Google has a very global business model. How is the company providing a localised buying experience for customers using Google’s e-commerce channels, wherever possible?
Each country has its own unique set of payment characteristics. For example, credit card payments are very popular in the US, but not as popular in Singapore (where electronic funds transfers are used more frequently). This is where the banks and treasury’s experience in payments can really help the business identify attractive (and cost effective) payment alternatives.
We have worked extremely hard to ensure that users of our e-commerce channels, such as Google Play, have access to multiple forms of payment (FOPs). These include electronic transfers, local and international credit cards, carrier billing and gift cards. We do this by working with our local team members who are on the ground in-country and know what FOPs are used for e-commerce transactions in their domestic market(s). If there is a unique payment type in a particular country that has high volume, we will work to add that to our infrastructure.
It’s all about giving customers choice and making it easy for them to transact with us. Ultimately, payment mechanisms are key to the success of the e-commerce space, purely because of the different types of customers. If you have a single form of payment, you will be limiting yourself and your customer base. We also have local invoicing capability, and a bank account structure that allows us to accept over 50 currencies.
Could you give an example of how the company has adapted its FOPs to suit local market practices?
Rolling out Google Play is a perfect example of this. Google Play is an online marketplace for developers all around the world to sell their software and games to buyers across the globe. For this to be successful, the treasury team here at Google works with our product management and engineering teams to give customers a mechanism to pay for the software that they purchase, as well as put in place payment mechanisms to disburse to the developers.
Given the nature of this business, where buyers consume the products they purchase almost instantaneously, not all forms of payment work – cash, for example, is not appropriate. However, some countries are predominantly cash societies. And given the issue about penetration of other forms of payments, such as wire transfers, credit and debit cards and stored value products like Google Wallet or PayPal, we needed to come up with something new and innovative to address that.
Given the usage of GPRS-enabled phones, in some markets even a payment solution on a mobile phone network infrastructure is the best way to reach the majority of the population with a consumer internet product.
How can partners, such as banks, help Google to better understand local market practices when evaluating a particular form of payment?
Banks are key partners when evaluating the various forms of payment that Google might need to support in a particular country or region.
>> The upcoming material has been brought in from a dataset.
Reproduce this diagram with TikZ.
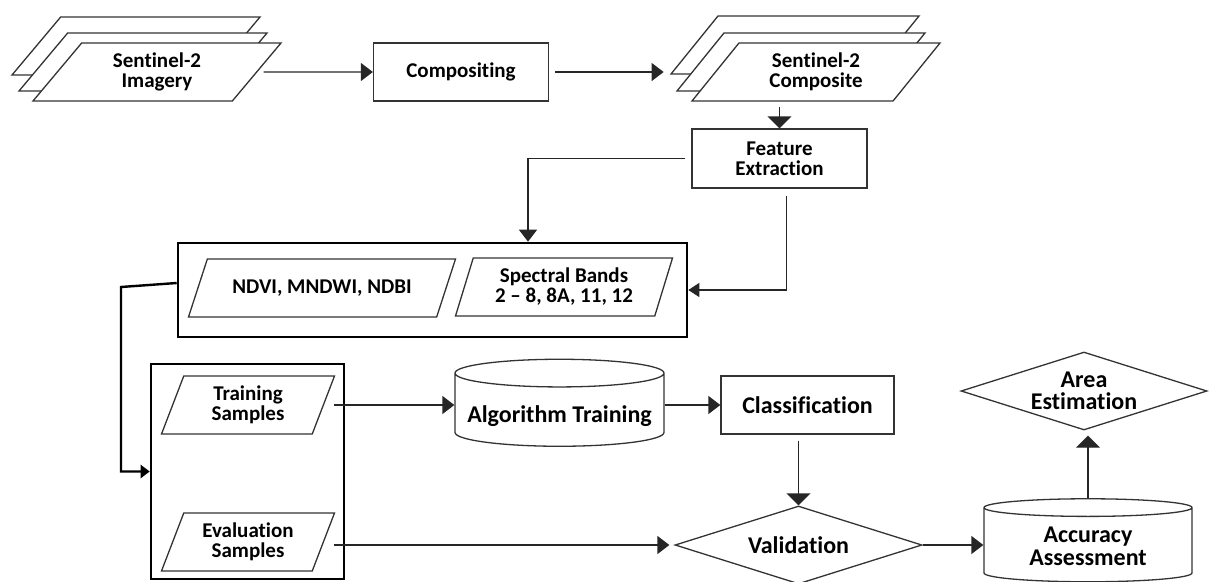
\documentclass[tikz,border=0pt]{standalone}
\usepackage{fontspec}
\setmainfont{Carlito}[Ligatures=NoCommon]
\usetikzlibrary{shapes.geometric,arrows.meta,positioning}

\tikzset{
  box/.style={draw=black!80, line width=1.3pt, fill=white, align=center, inner sep=0pt,
    font=\fontsize{21}{20}\selectfont\bfseries},
  bigbox/.style={box, font=\fontsize{24}{22.5}\selectfont\bfseries},
  para/.style={box, trapezium, trapezium stretches body, text height=35pt, text depth=5pt, inner ysep=9pt},
  oneline/.style={text height=15pt, inner ysep=19pt},
  drum/.style={bigbox, cylinder, shape border rotate=90, aspect=0.15},
  frame/.style={draw=black, line width=2.6pt},
  arr/.style={draw=black!85, line width=1.3pt, -{Triangle[length=12pt,width=18pt]}},
  widearr/.style={arr, -{Triangle[length=12pt,width=24pt]}},
  smallarr/.style={arr, -{Triangle[length=11pt,width=14pt]}},
  link/.style={draw=black, line width=2.4pt, -{Triangle[length=9pt,width=13pt]}}
}

\begin{document}
\begin{tikzpicture}[x=1pt,y=-1pt]
  \useasboundingbox (0,0) rectangle (1209,581);

  % Sentinel-2 imagery (stack)
  \node[para, trapezium left angle=50, trapezium right angle=130, minimum width=248pt] (imgC) at (136,46) {};
  \node[para, trapezium left angle=50, trapezium right angle=130, minimum width=248pt] (imgB) at (143,62) {};
  \node[para, trapezium left angle=50, trapezium right angle=130, minimum width=248pt] (imgA) at (157,72) {Sentinel-2\\Imagery};

  \node[box, minimum width=175pt, minimum height=58pt] (comp) at (461,72) {Compositing};

  % Sentinel-2 composite (stack)
  \node[para, trapezium left angle=51, trapezium right angle=129, minimum width=248pt] (cmpC) at (795,45) {};
  \node[para, trapezium left angle=51, trapezium right angle=129, minimum width=248pt] (cmpB) at (801,62) {};
  \node[para, trapezium left angle=51, trapezium right angle=129, minimum width=248pt] (cmpA) at (816,72) {Sentinel-2\\Composite};

  \node[box, minimum width=175pt, minimum height=59pt] (fe) at (779.5,158.5) {Feature\\Extraction};

  % features
  \node[frame, minimum width=509pt, minimum height=94pt] (feat) at (432.5,290) {};
  \node[para, oneline, trapezium left angle=72, trapezium right angle=108, minimum width=267pt] (idx) at (322,288) {NDVI, MNDWI, NDBI};
  \node[para, trapezium left angle=73, trapezium right angle=107, minimum width=217pt] (bands) at (564,287) {Spectral Bands\\2 -- 8, 8A, 11, 12};

  % samples
  \node[frame, minimum width=193pt, minimum height=215pt] (samp) at (247.5,471.5) {};
  \node[para, trapezium left angle=69, trapezium right angle=111, minimum width=173pt] (train) at (248,405) {Training\\Samples};
  \node[para, trapezium left angle=69, trapezium right angle=111, minimum width=173pt] (eval) at (248,542) {Evaluation\\Samples};

  \node[drum, minimum width=209pt, minimum height=87pt, text height=29pt, text depth=5pt] (alg) at (559.5,410) {Algorithm Training};
  \node[bigbox, minimum width=173pt, minimum height=58pt] (cls) at (807.5,405) {Classification};
  \node[bigbox, diamond, aspect=3.17, minimum width=247pt, minimum height=78pt] (val) at (798.5,545) {Validation};
  \node[drum, minimum width=208pt, minimum height=83pt, text height=45pt, text depth=5pt] (acc) at (1088,545) {Accuracy\\Assessment};
  \node[bigbox, diamond, aspect=3.15, minimum width=246pt, minimum height=78pt] (area) at (1084,391) {Area\\Estimation};

  \coordinate (bend) at (121,287);

  \draw[arr, shorten <=6pt] (imgA.east) -- (comp.west);
  \draw[arr, shorten <=6pt, shorten >=6pt] (comp.east) -- (comp.east -| cmpC.bottom left corner);
  \draw[widearr] ([yshift=-5pt]cmpA.south -| fe.north) -- (fe.north);
  \draw[arr, shorten <=6pt] (fe.west) -| ([xshift=95.5pt]feat.north);
  \draw[smallarr] ([xshift=7pt,yshift=-7pt]fe.south) |- (feat.east);
  \draw[link] ([yshift=7pt]feat.west) -- (bend) |- (samp.west);
  \draw[arr, shorten <=10pt] (train.east) -- (train.east -| alg.west);
  \draw[arr, shorten <=10pt, shorten >=5pt] (val.west -| eval.east) -- (val.west);
  \draw[arr] (alg.east |- cls.west) -- (cls.west);
  \draw[widearr] ([yshift=-6pt]cls.south -| val.north) -- (val.north);
  \draw[arr] (val.east) -- (val.east -| acc.west);
  \draw[widearr, shorten >=5pt] (acc.north) -- (acc.north |- area.south);
\end{tikzpicture}
\end{document}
They have ‘feet on the ground’ and are up-to-speed on local payments and developments in-country, such as Faster Payments initiatives. Of course there are non-bank partners and solutions available as well, so banks aren’t the only source, but they are certainly a good data reference point.
What other challenges does Google face from the point of view of supporting customer payments? Are there any differences in customer buying behaviour which have an impact on treasury, for example?
One of the biggest challenges Google has in supporting payments is customer composition. Our customers vary from large corporations to small and medium-sized businesses as well as individual/sole proprietors. Each one of these businesses prefers a different type of payment experience. For example, a large customer is most likely using purchase orders (POs), and wants to make an electronic funds transfer (EFT), since this is the lowest cost payment method.
A small to medium-sized business might also want to use EFT, but they also might use a purchasing card (P-card). For individuals, it can be a combination of bank payments and credit cards. Treasury’s preference is obviously to drive cost out of the network and to improve timing certainty.
How then has Google treasury tackled these challenges?
One of Google’s flagship projects in this space has been our virtual accounts solution. This great solution (see the case study opposite for more details) creates a unique bank account number for each customer paying Google. It allows Google to quickly identify the sender of cash and purpose, which then allows us to support our customers more quickly. We first implemented it in Japan, looking to get a timelier and better reconciliation match for inbound customer payments. This involved partnering with both Citi and our internal technology team.
Elsewhere, to further drive efficiency, Google has also standardised its global invoicing process and payment formats.
What benefits has format standardisation delivered to the treasury function?
Standardising payment formats has been a great solution. We do have a global invoicing group that drives consistency in invoice delivery, but the payment formatting was absolutely key as it allows us to match our cash much more quickly.
As most treasurers will understand, the biggest challenge with cash application is missing data. Sometimes this comes from the recipient, but other times it’s due to correspondent banks cutting off data as the payment moves through the banking system. Payment formatting has helped us track the key data needed to identify the sender of the cash, and the purpose of the cash.
Do you have plans to further optimise these solutions or to take digitisation and e-commerce to the next level with more new solutions?
Google’s innovative culture keeps us inspired to always look to improve existing solutions. We are constantly working with our business partners to keep on top of their needs by offering local payment solutions. We take the ‘treasury lens’ of what is happening in the cash space and translate that into potential solutions. So yes, I’m sure there will be plenty of new solutions to talk about going forward.
Finally, for those treasurers wondering about exploring innovative digital or e-commerce solutions, but not yet quite sure, what would your words of encouragement be?
Don’t be afraid to dive in and explore the waters. Your existing knowledge of the payment space, how regulators look at payments and cross-border transactions will help you look at the various alternatives.